狭い店内、荷物が当たって人に迷惑がかからないように、カバンは全て前にかけるなり持つように指示をされる。全てがルールなようで、一人一人本当に楽しんでもらいたいということを成し遂げるための配慮とも言える。

あらかじめ最大5杯までと決められている、受け皿付きの焼酎コップが各卓に配置されており、まずは飲み物の注文から。
焼酎の一升瓶をもった熟練スタッフが、梅割りか葡萄割かのオーダーに合わせて焼酎を並々と注いでいく。ビールを頼むと瓶ビールが出される。

表面張力ギリギリまでのところに並々とスピード感持って注ぐ手つきが、まっさに職人芸。初めてのかたは、ぜひ名物ウメ割を頼んでもらいたい。めちゃくちゃパンチが効いている。

飲み物が注がれ始めると、空気を読んでお客が注文をし始める。
慣れるまではまるで呪文を唱え始めたかのようであった。

ハツ シオ ヨクヤキ
ダイコン ショウガノッケテ オス
ニコミ シロイトコ
ナンコツ ミソ ワカヤキ
オシンコ ショウガノッケテ オス

その注文に、「宇ち多゛」の三代目・内田朋一郎氏から焼き場に指示がでる。
「ハツ シオ 焼いて」
「ナンコツ 焼いて」
そうなると注文が通る。

タイミング悪かったり、聞こえないと
「ニコミ なんていった?」
「シロ の何??」

など、一つ一つにすぐ反応が必要。
注文しても同時だったり忙しかったりすると反応がない時もあった笑

ちなみに、上記の写真は
ダイコン ショウガノッケテ オス
の呪文を唱えるとでてくるのだ。

「オス」は空手部の押忍という挨拶の意味ではなく、お酢という意味である。

想像を絶する美味しさ

こんなに緊張しながら注文をしたことが初めてで新鮮だった。
ピリッとした緊張感があるお店の雰囲気が、説明が難しいが最高に心地よかった。モツと焼酎にここまで集中することなんて、この場所に来ない限りあり得ない。
そして頼んだもの全てが本当に想像を絶するほど美味しかった。
今までのモツってなんだったんだろうと思ってしまうくらいの、モツという常識を覆されるような美味しさであった。

モツが苦手というかたもいるかもしれない。
あまりモツを普段食べない方もいるかもしれない。
「宇ち多゛」のモツを知らずにモツを判断するのは勿体無いと言えるくらい、ぜひ一度体験をしてもらいたいと心から思う。

本物を知ることの大切さをここに来て体感した。

明朗会計

とんでもないクオリティーなのに、一皿200円、焼酎一杯200円。
信じらない値段設定である。
お会計をお願いすると、自己申告で何杯飲んだかを伝える。
嘘はどう考えてもつかないが、本当にお客様想いのお店であることが仕組みからも伝わってくる。
焼酎2杯を飲んで、極上のもつ焼きをたらふく食ってたったの2000円というお会計金額に目を丸くした。

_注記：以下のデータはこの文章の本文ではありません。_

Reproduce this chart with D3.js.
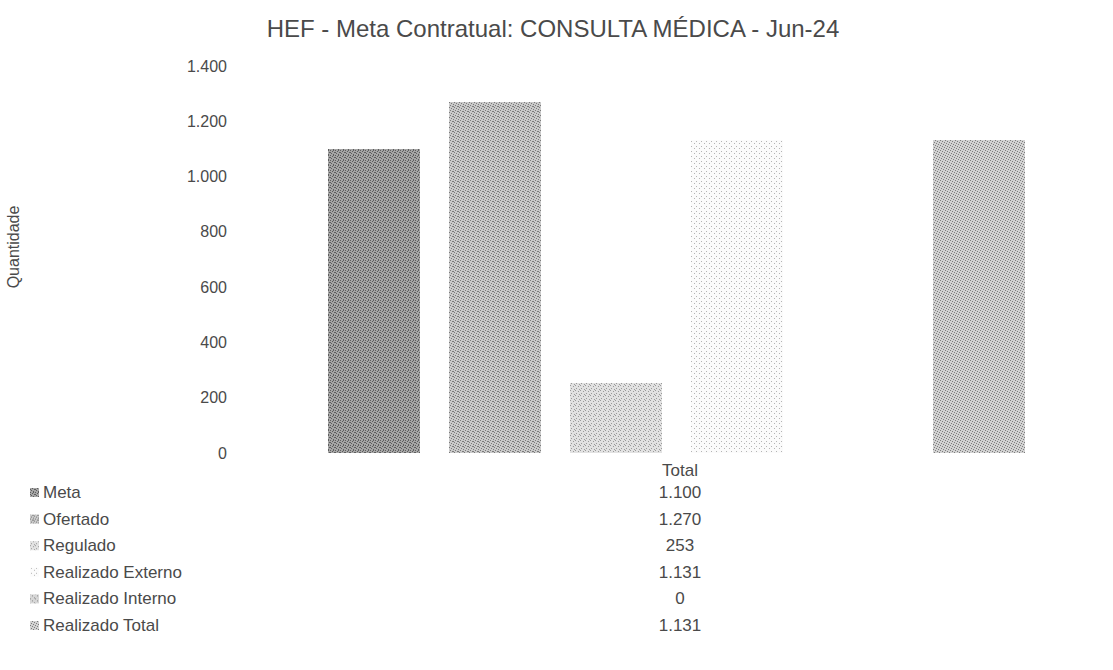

始まりから終わりまで全てがエンターテイメントで、ドラマ仕立てのようで、モツ焼きを食べたというだけなのに、それ以上に非日常を体験したといえる。

お店を出た瞬間に、もう次回の来店のことを考えてしまっていた。
次きたら、これを頼みたい。次は友達連れて行きたいと、誘いたい顔が何人も浮かんだ。

「宇ち多゛」が京成立石の○ィズニーランドといわれる理由は体験してみて初めてわかることだと思う。そして体験してみて納得である。

お店にピリッと張り詰める空気感が堪らない。
お店の方だけでなく、お客にも意思がないと作れないあの空気感は、お店を作ればできるという訳ではない。
文化は空気で伝わる。空気は人が作る。人を熱狂させるお店作り。
仕事への情熱が大切だと改めて感じる時間であった。